(Source code of charts)
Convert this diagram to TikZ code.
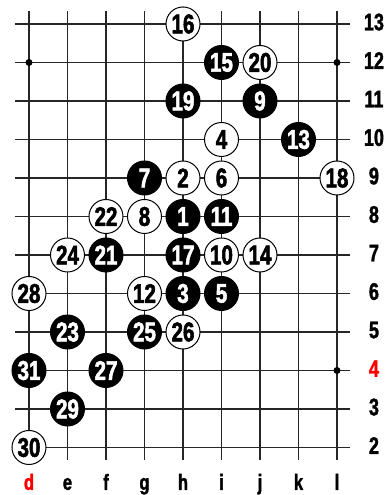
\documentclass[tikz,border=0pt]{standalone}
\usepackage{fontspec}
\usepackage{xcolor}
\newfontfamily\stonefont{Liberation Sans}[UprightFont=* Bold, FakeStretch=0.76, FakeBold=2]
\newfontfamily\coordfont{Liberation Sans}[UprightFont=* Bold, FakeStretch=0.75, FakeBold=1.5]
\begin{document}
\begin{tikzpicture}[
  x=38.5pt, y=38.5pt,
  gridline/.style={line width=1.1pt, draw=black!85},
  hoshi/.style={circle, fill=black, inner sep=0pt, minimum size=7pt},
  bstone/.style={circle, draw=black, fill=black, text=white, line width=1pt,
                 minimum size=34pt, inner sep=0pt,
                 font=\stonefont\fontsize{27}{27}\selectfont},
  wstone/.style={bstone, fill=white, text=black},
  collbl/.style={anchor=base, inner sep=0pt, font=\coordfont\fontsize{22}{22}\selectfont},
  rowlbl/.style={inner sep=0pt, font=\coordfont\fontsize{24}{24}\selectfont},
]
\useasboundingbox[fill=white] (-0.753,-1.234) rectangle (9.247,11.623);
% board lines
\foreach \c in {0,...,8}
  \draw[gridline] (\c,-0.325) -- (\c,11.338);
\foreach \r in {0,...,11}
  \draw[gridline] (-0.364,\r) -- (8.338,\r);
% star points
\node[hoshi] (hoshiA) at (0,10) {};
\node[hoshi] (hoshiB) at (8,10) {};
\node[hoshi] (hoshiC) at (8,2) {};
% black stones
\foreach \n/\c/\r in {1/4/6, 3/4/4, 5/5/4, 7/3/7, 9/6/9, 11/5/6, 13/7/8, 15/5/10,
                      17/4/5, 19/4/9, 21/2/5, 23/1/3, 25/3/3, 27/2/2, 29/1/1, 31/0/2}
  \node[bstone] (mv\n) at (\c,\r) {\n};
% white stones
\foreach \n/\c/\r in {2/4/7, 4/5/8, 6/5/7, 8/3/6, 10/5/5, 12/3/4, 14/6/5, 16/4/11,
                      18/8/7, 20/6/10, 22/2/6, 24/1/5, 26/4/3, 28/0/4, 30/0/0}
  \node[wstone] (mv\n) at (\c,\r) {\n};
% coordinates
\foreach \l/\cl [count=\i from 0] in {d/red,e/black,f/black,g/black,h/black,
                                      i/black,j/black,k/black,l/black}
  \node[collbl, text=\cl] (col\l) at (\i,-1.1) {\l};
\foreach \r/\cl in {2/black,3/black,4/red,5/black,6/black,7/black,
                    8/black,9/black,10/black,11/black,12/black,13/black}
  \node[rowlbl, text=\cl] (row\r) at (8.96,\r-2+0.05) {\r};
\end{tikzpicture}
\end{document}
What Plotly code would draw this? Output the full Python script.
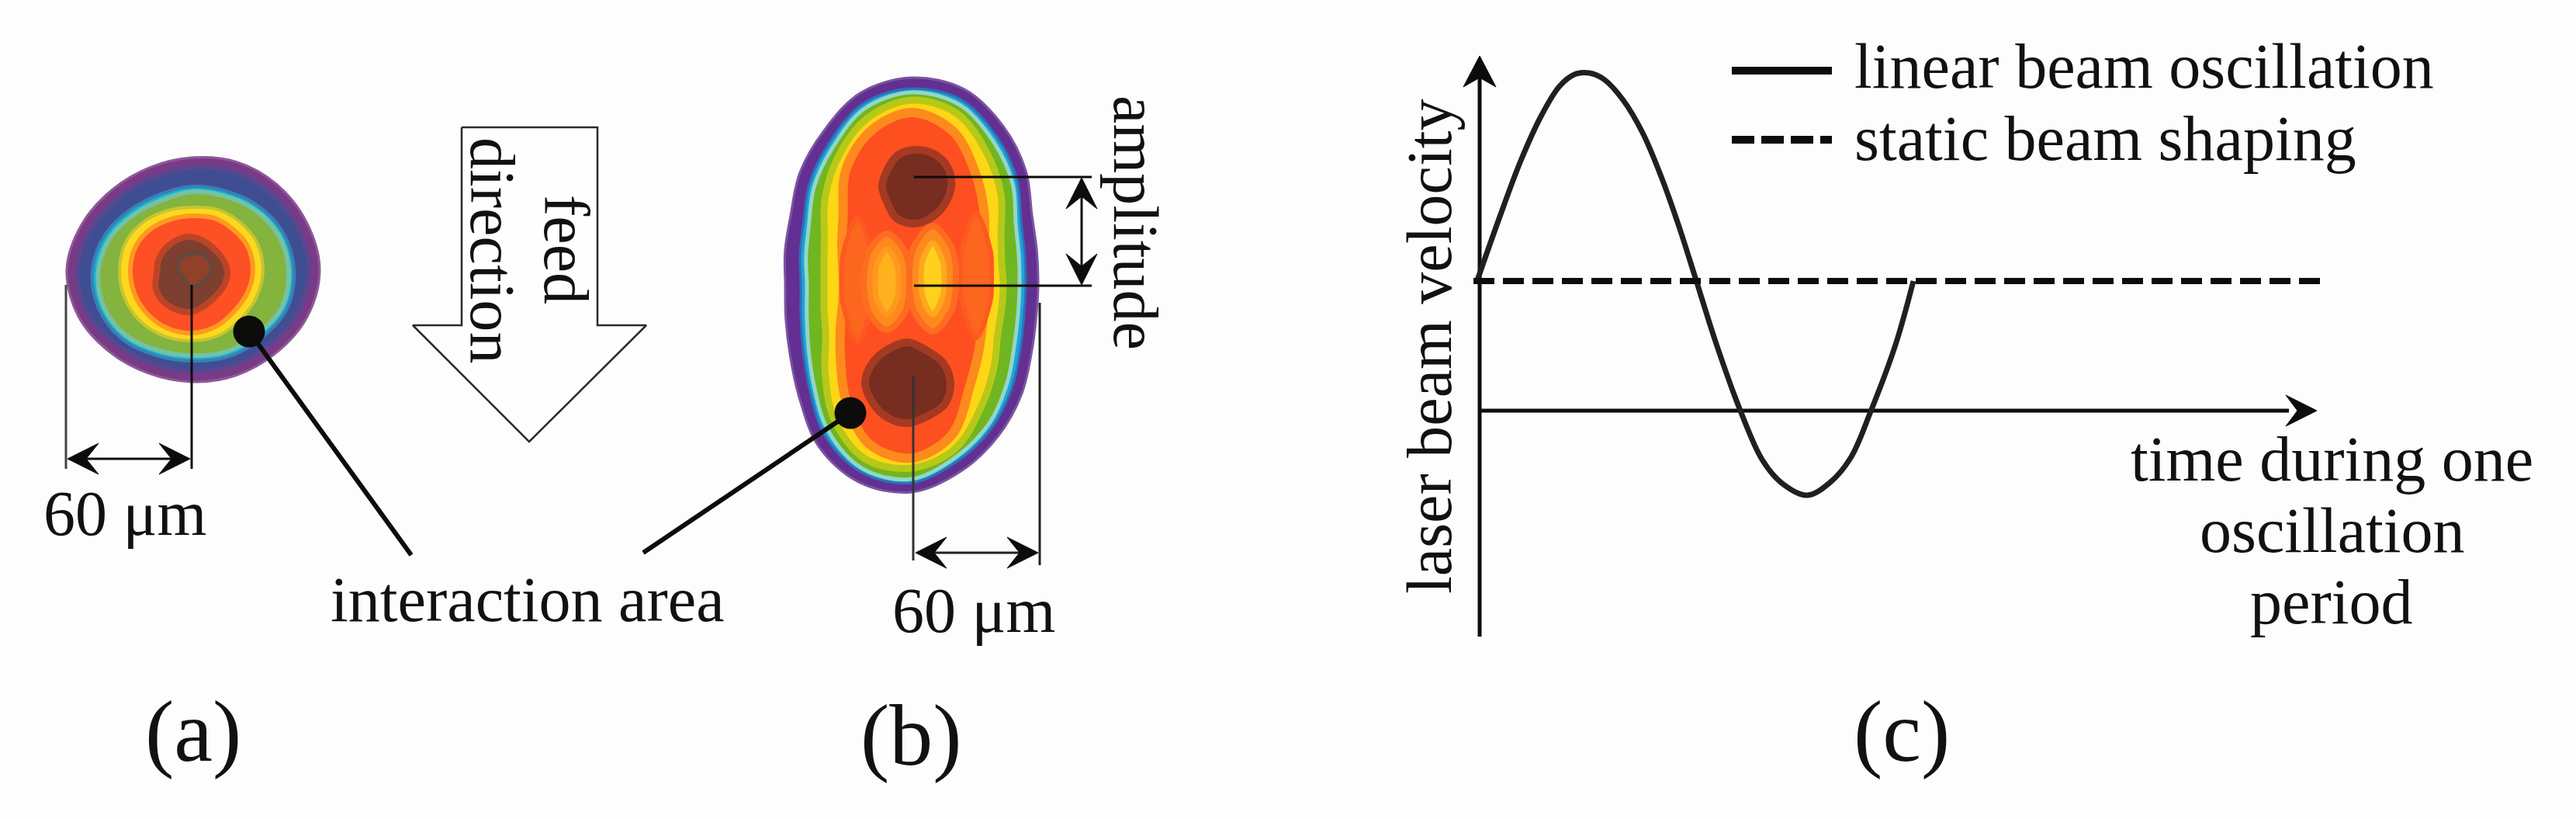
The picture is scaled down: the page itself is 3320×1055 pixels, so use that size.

The exercise
Omit the pictures. Transcribe every record exactly.

Completed task
Convert this diagram to TikZ code.
\documentclass[tikz,border=0pt]{standalone}
\usepackage{fontspec}
\usepackage{xcolor}
\newfontfamily\stonefont{Liberation Sans}[UprightFont=* Bold, FakeStretch=0.76, FakeBold=2]
\newfontfamily\coordfont{Liberation Sans}[UprightFont=* Bold, FakeStretch=0.75, FakeBold=1.5]
\begin{document}
\begin{tikzpicture}[
  x=38.5pt, y=38.5pt,
  gridline/.style={line width=1.1pt, draw=black!85},
  hoshi/.style={circle, fill=black, inner sep=0pt, minimum size=7pt},
  bstone/.style={circle, draw=black, fill=black, text=white, line width=1pt,
                 minimum size=34pt, inner sep=0pt,
                 font=\stonefont\fontsize{27}{27}\selectfont},
  wstone/.style={bstone, fill=white, text=black},
  collbl/.style={anchor=base, inner sep=0pt, font=\coordfont\fontsize{22}{22}\selectfont},
  rowlbl/.style={inner sep=0pt, font=\coordfont\fontsize{24}{24}\selectfont},
]
\useasboundingbox[fill=white] (-0.753,-1.234) rectangle (9.247,11.623);
% board lines
\foreach \c in {0,...,8}
  \draw[gridline] (\c,-0.325) -- (\c,11.338);
\foreach \r in {0,...,11}
  \draw[gridline] (-0.364,\r) -- (8.338,\r);
% star points
\node[hoshi] (hoshiA) at (0,10) {};
\node[hoshi] (hoshiB) at (8,10) {};
\node[hoshi] (hoshiC) at (8,2) {};
% black stones
\foreach \n/\c/\r in {1/4/6, 3/4/4, 5/5/4, 7/3/7, 9/6/9, 11/5/6, 13/7/8, 15/5/10,
                      17/4/5, 19/4/9, 21/2/5, 23/1/3, 25/3/3, 27/2/2, 29/1/1, 31/0/2}
  \node[bstone] (mv\n) at (\c,\r) {\n};
% white stones
\foreach \n/\c/\r in {2/4/7, 4/5/8, 6/5/7, 8/3/6, 10/5/5, 12/3/4, 14/6/5, 16/4/11,
                      18/8/7, 20/6/10, 22/2/6, 24/1/5, 26/4/3, 28/0/4, 30/0/0}
  \node[wstone] (mv\n) at (\c,\r) {\n};
% coordinates
\foreach \l/\cl [count=\i from 0] in {d/red,e/black,f/black,g/black,h/black,
                                      i/black,j/black,k/black,l/black}
  \node[collbl, text=\cl] (col\l) at (\i,-1.1) {\l};
\foreach \r/\cl in {2/black,3/black,4/red,5/black,6/black,7/black,
                    8/black,9/black,10/black,11/black,12/black,13/black}
  \node[rowlbl, text=\cl] (row\r) at (8.96,\r-2+0.05) {\r};
\end{tikzpicture}
\end{document}
What Plotly code would draw this? Output the full Python script.
The picture is scaled down: the page itself is 3320×1055 pixels, so use that size.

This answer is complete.